Class ScikitLearnWrapper

  • All Implemented Interfaces:
    IInstancesClassifier, java.io.Serializable, weka.classifiers.Classifier

    public class ScikitLearnWrapper
    extends java.lang.Object
    implements IInstancesClassifier, weka.classifiers.Classifier
    Wraps a Scikit-Learn Python process by utilizing a template to start a classifier in Scikit with the given classifier. Usage: Set the constructInstruction to exactly the command how the classifier should be instantiated. E.g. "LinearRegression()" or "MLPRegressor(solver = 'lbfg')". Set the imports to exactly what the additional imports lines that are necessary to run the construction command must look like. It is up to the user to decide whether fully qualified names or only the class name themself are used as long as the import is on par with the construct call. E.g (without namespace in construct call) "from sklearn.linear_model import LinearRegression" or (without namespace) "import sklearn.linear_model" createImportStatementFromImportFolder might help to import an own folder of modules. It initializes the folder to be utilizable as a source of modules. Depending on the shape of the construct call the keepNamespace flag must be set (as described above). Before starting the classification it must be set whether the given dataset is a categorical or a regression task (setIsRegression). If the task is a multi target prediction, setTargets must be used to define which columns of the dataset are the targets. If no targets are defined it is assumed that only the last column is the target vector. Moreover, the outputFolder might be set to something else but the default (setOutputFolder). Now buildClassifier can be run. If classifyInstances is run with the same ScikitLearnWrapper instance after training, the previously trained model is used for testing. If another model shall be used or there was no training prior to classifyInstances, the model must be set with setModelPath. After a multi target prediction the results might be more accessible with the unflattened representation that can be obtained with getRawLastClassificationResults. For debug purposes the wrapper might be set to be verbose with setIsVerbose.
    See Also:
    Serialized Form
    • Constructor Detail

      • ScikitLearnWrapper

        public ScikitLearnWrapper​(java.lang.String constructInstruction,
                                  java.lang.String imports,
                                  boolean withoutModelDump)
                           throws java.io.IOException
        Starts a new wrapper and creates its underlying script with the given parameters.
        Parameters:
        constructInstruction - String that defines what constructor to call for the classifier and with which parameters to call it.
        imports - Imports that are appended to the beginning of the script.
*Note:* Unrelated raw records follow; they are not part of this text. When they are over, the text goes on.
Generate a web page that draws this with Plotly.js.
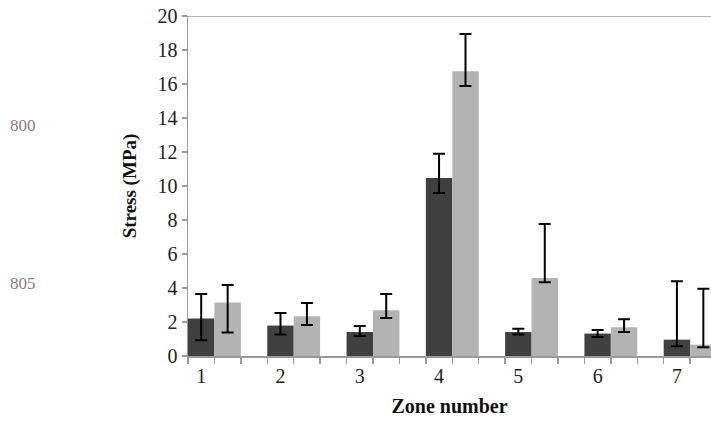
<!DOCTYPE html>
<html>
<head>
<meta charset="utf-8">
<script src="https://cdn.plot.ly/plotly-3.0.1.min.js"></script>
<style>html,body{margin:0;padding:0;background:#fff;}#chart{width:711px;height:424px;}</style>
</head>
<body>
<div id="chart"></div>
<script>
const zones = [1, 2, 3, 4, 5, 6, 7];
const darkValues = [2.2, 1.79, 1.41, 10.47, 1.41, 1.32, 0.96];
const darkErrPlus = [1.45, 0.74, 0.35, 1.43, 0.2, 0.21, 3.43];
const darkErrMinus = [1.28, 0.53, 0.23, 0.88, 0.15, 0.2, 0.39];
const lightValues = [3.14, 2.34, 2.69, 16.75, 4.59, 1.69, 0.67];
const lightErrPlus = [1.04, 0.78, 0.96, 2.19, 3.17, 0.47, 3.29];
const lightErrMinus = [1.76, 0.52, 0.45, 0.87, 0.25, 0.28, 0.16];
const yTicks = [0, 2, 4, 6, 8, 10, 12, 14, 16, 18, 20];

const serif = '"Liberation Serif", "DejaVu Serif", serif';
const bw = 1/3;

const errStyle = {color: '#000', thickness: 2, width: 6};

const traces = [
  {
    type: 'bar', x: zones, y: darkValues, width: bw, offset: -bw/2,
    marker: {color: '#404040'},
    error_y: Object.assign({type: 'data', symmetric: false, array: darkErrPlus, arrayminus: darkErrMinus}, errStyle),
    hoverinfo: 'skip'
  },
  {
    type: 'bar', x: zones, y: lightValues, width: bw, offset: bw/2,
    marker: {color: '#b3b3b3'},
    error_y: Object.assign({type: 'data', symmetric: false, array: lightErrPlus, arrayminus: lightErrMinus}, errStyle),
    hoverinfo: 'skip'
  }
];

const layout = {
  width: 711, height: 424,
  margin: {l: 188, r: 0, t: 16, b: 68},
  paper_bgcolor: '#fff', plot_bgcolor: '#fff',
  barmode: 'overlay',
  showlegend: false,
  font: {family: serif, color: '#222'},
  xaxis: {
    range: [5/6, 7.43],
    tickvals: zones,
    ticktext: zones.map(String),
    ticks: '',
    ticklabelstandoff: 1,
    tickfont: {size: 20, family: serif, color: '#222'},
    showgrid: false, zeroline: false,
    showline: true, linecolor: '#9a9a9a', linewidth: 1.5,
    minor: {tick0: 5/6, dtick: 1/3, ticks: 'outside', ticklen: 6, tickcolor: '#9a9a9a', tickwidth: 1.5, showgrid: false},
    title: {text: 'Zone number', font: {size: 20, family: serif, color: '#111', weight: 'bold'}, standoff: 13}
  },
  yaxis: {
    range: [0, 20],
    tickvals: yTicks,
    ticks: 'outside', ticklen: 5, tickcolor: '#9a9a9a', tickwidth: 1.5,
    tickfont: {size: 20, family: serif, color: '#222'},
    showgrid: false, zeroline: false,
    showline: true, linecolor: '#9a9a9a', linewidth: 1.5,
    title: {text: 'Stress (MPa)', font: {size: 19, family: serif, color: '#111', weight: 'bold'}, standoff: 16}
  },
  shapes: [
    {type: 'line', xref: 'paper', yref: 'y', x0: 0, x1: 1, y0: 20, y1: 20, line: {color: '#9a9a9a', width: 1.5}}
  ],
  annotations: [
    {text: '800', xref: 'paper', yref: 'paper', x: -0.344, y: 0.679, xanchor: 'left', yanchor: 'middle', showarrow: false, font: {family: serif, size: 17, color: '#8a7c7c'}},
    {text: '805', xref: 'paper', yref: 'paper', x: -0.344, y: 0.212, xanchor: 'left', yanchor: 'middle', showarrow: false, font: {family: serif, size: 17, color: '#8a7c7c'}}
  ]
};

Plotly.newPlot('chart', traces, layout, {displayModeBar: false, staticPlot: true});
</script>
</body>
</html>
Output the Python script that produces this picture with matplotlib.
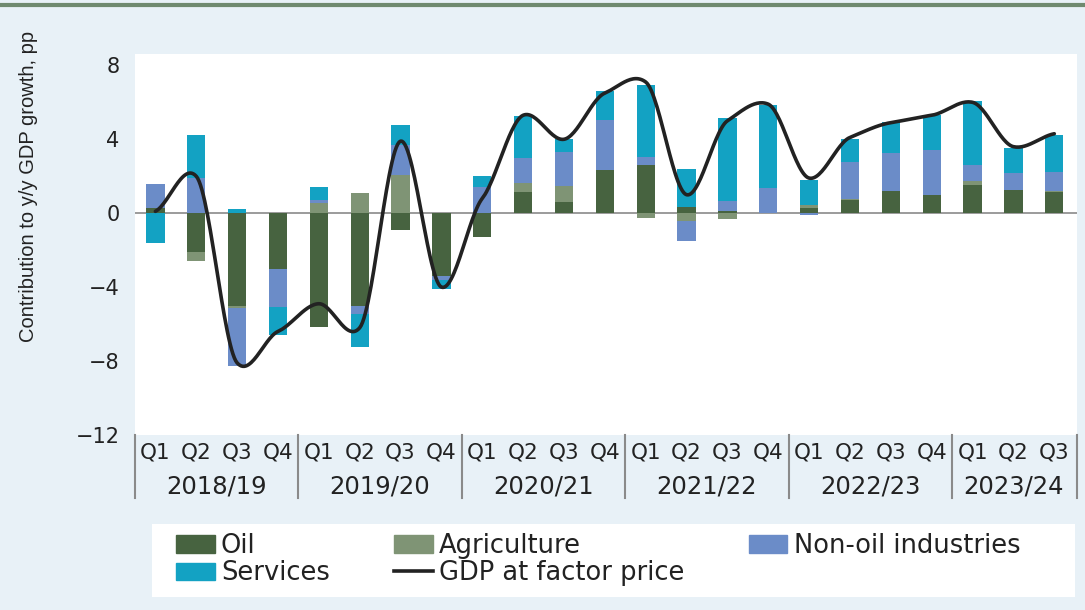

Normally only the necessary imports for the constructor instruction must be added here.
        Throws:
        java.io.IOException - The script could not be created.
      • ScikitLearnWrapper

        public ScikitLearnWrapper​(java.lang.String constructInstruction,
                                  java.lang.String imports)
                           throws java.io.IOException
        Starts a new wrapper and creates its underlying script with the given parameters.
        Parameters:
        constructInstruction - String that defines what constructor to call for the classifier and with which parameters to call it.
        imports - Imports that are appended to the beginning of the script. Normally only the necessary imports for the constructor instruction must be added here.
        Throws:
        java.io.IOException - The script could not be created.
      • ScikitLearnWrapper

        public ScikitLearnWrapper​(java.lang.String constructInstruction,
                                  java.lang.String imports,
                                  java.io.File trainedModelPath)
                           throws java.io.IOException
        Throws:
        java.io.IOException
    • Method Detail

      • buildClassifier

        public void buildClassifier​(weka.core.Instances data)
                             throws java.lang.Exception
        Specified by:
        buildClassifier in interface weka.classifiers.Classifier
        Throws:
        java.lang.Exception
      • classifyInstances

        public double[] classifyInstances​(weka.core.Instances data)
                                   throws java.lang.Exception
        Specified by:
        classifyInstances in interface IInstancesClassifier
        Throws:
        java.lang.Exception
      • classifyInstance

        public double classifyInstance​(weka.core.Instance instance)
                                throws java.lang.Exception
        Specified by:
        classifyInstance in interface weka.classifiers.Classifier
        Throws:
        java.lang.Exception
      • createImportStatementFromImportFolder

        public static java.lang.String createImportStatementFromImportFolder​(java.io.File importsFolder,
                                                                             boolean keepNamespace)
                                                                      throws java.io.IOException
        Makes the given folder a module to be usable as an import for python and creates a string that adds the folder to the python environment and then imports the folder itself as a module.
        Parameters:
        importsFolder - Folder to be added as a module.
        keepNamespace - If true, a class must be called by the modules' name plus the class name. This is only important if multiple modules are imported and the classes' names are ambiguous. Keep in mind that the constructor call for the classifier must be created accordingly.
        Returns:
        String which can be appended to other imports to care for the folder to be added as a module.
        Throws:
        java.io.IOException - The __init__.py couldn't be created in the given folder (which is necessary to declare it as a module).
      • getImportString

        public static java.lang.String getImportString​(java.util.Collection<java.lang.String> imports)
      • getRawLastClassificationResults

        public java.util.List<java.util.List<java.lang.Double>> getRawLastClassificationResults()
      • setTargets

        public void setTargets​(int... targetColumns)
      • setModelPath

        public void setModelPath​(java.io.File modelFile)
      • getModelPath

        public java.io.File getModelPath()
      • distributionForInstance

        public double[] distributionForInstance​(weka.core.Instance instance)
                                         throws java.lang.Exception
        Specified by:
        distributionForInstance in interface weka.classifiers.Classifier
        Throws:
        java.lang.Exception
      • getCapabilities

        public weka.core.Capabilities getCapabilities()
        Specified by:
        getCapabilities in interface weka.classifiers.Classifier
      • toString

        public java.lang.String toString()
        Overrides:
        toString in class java.lang.Object